Backtrace now looks like:

[5a85b066] [no req] MWException from line 326 of /usr/share/wp-mirror-mediawiki/includes/content/ContentHandler.php: No handler for model 'wikibase-item' registered in $wgContentHandlers
Backtrace:
#0 /usr/share/wp-mirror-mediawiki/includes/Import.php(1427): ContentHandler::getForModelID(string)
#1 /usr/share/wp-mirror-mediawiki/includes/Import.php(818): WikiRevision->getContentHandler()
#2 /usr/share/wp-mirror-mediawiki/includes/Import.php(793): WikiImporter->processRevision(array, array)
#3 /usr/share/wp-mirror-mediawiki/includes/Import.php(742): WikiImporter->handleRevision(array)
#4 /usr/share/wp-mirror-mediawiki/includes/Import.php(566): WikiImporter->handlePage()
#5 /usr/share/wp-mirror-mediawiki/maintenance/importDump.php(299): WikiImporter->doImport()
#6 /usr/share/wp-mirror-mediawiki/maintenance/importDump.php(257): BackupReader->importFromHandle(resource)
#7 /usr/share/wp-mirror-mediawiki/maintenance/importDump.php(102): BackupReader->importFromFile(string)
#8 /usr/share/wp-mirror-mediawiki/maintenance/doMaintenance.php(103): BackupReader->execute()
#9 /usr/share/wp-mirror-mediawiki/maintenance/importDump.php(304): require_once(string)
#10 /usr/share/wp-mirror-mediawiki/maintenance/importDump_farm.php(12): include(string)
#11 {main}

Can you confirm that you have the Wikibase repository extension installed and enabled?

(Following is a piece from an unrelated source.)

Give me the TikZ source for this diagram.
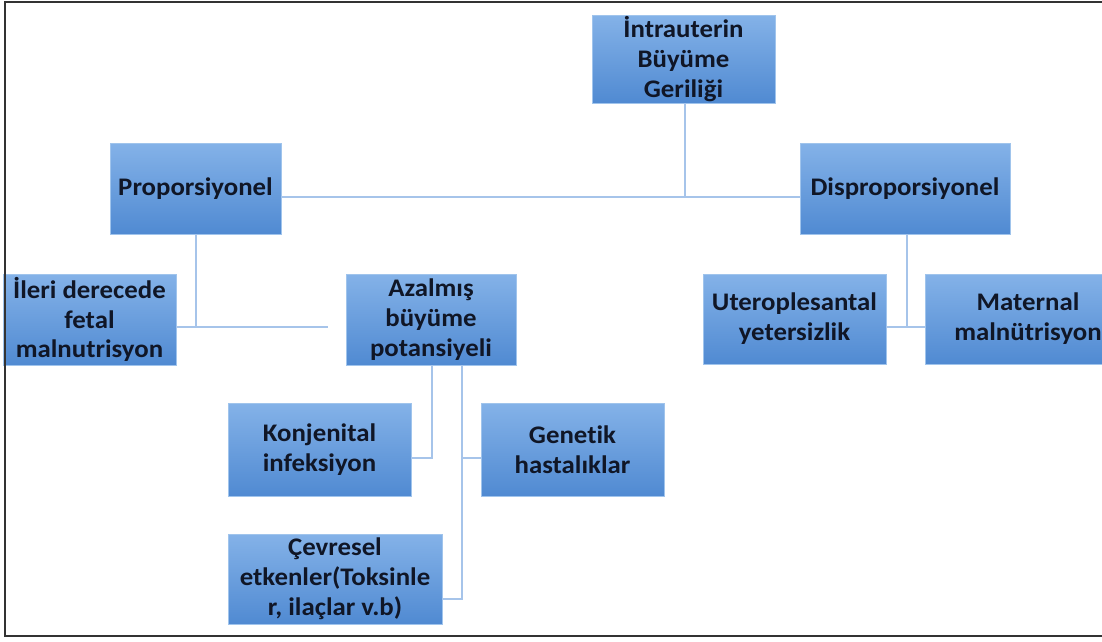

It should show up in Special:Version.

Also, you will have to set allowEntityImport to true in $wgWBRepoSettings, to enable the import of Wikibase entities. Failing to do that would result in a different error message, though.

I see. When I do install the Wikibase repository extension, I get:

[5e304d8b] [no req] MWException from line 1059 of /usr/share/wp-mirror-mediawiki/extensions/Wikidata/extensions/Wikibase/repo/Wikibase.hooks.php: To avoid ID conflicts, the import of Wikibase entities is not supported. You can enable imports using the allowEntityImport setting.
Backtrace:
#0 [internal function]: Wikibase\RepoHooks::onImportHandleRevisionXMLTag(WikiImporter, array, array)
#1 /usr/share/wp-mirror-mediawiki/includes/Hooks.php(204): call_user_func_array(string, array)
#2 /usr/share/wp-mirror-mediawiki/includes/Import.php(780): Hooks::run(string, array)
#3 /usr/share/wp-mirror-mediawiki/includes/Import.php(742): WikiImporter->handleRevision(array)
#4 /usr/share/wp-mirror-mediawiki/includes/Import.php(566): WikiImporter->handlePage()
#5 /usr/share/wp-mirror-mediawiki/maintenance/importDump.php(299): WikiImporter->doImport()
#6 /usr/share/wp-mirror-mediawiki/maintenance/importDump.php(257): BackupReader->importFromHandle(resource)
#7 /usr/share/wp-mirror-mediawiki/maintenance/importDump.php(102): BackupReader->importFromFile(string)
#8 /usr/share/wp-mirror-mediawiki/maintenance/doMaintenance.php(103): BackupReader->execute()
#9 /usr/share/wp-mirror-mediawiki/maintenance/importDump.php(304): require_once(string)
#10 /usr/share/wp-mirror-mediawiki/maintenance/importDump_farm.php(12): include(string)
#11 {main}

This is similar to what I saw last year.
I shall wait a year and try again.
Thanks.

aude added a comment.Sep 8 2015, 6:46 PM

@wpmirrordev you can set allowEntityImport = true, but then you might run into T111787 and T108544 :/ Once those are fixed, then think this should work.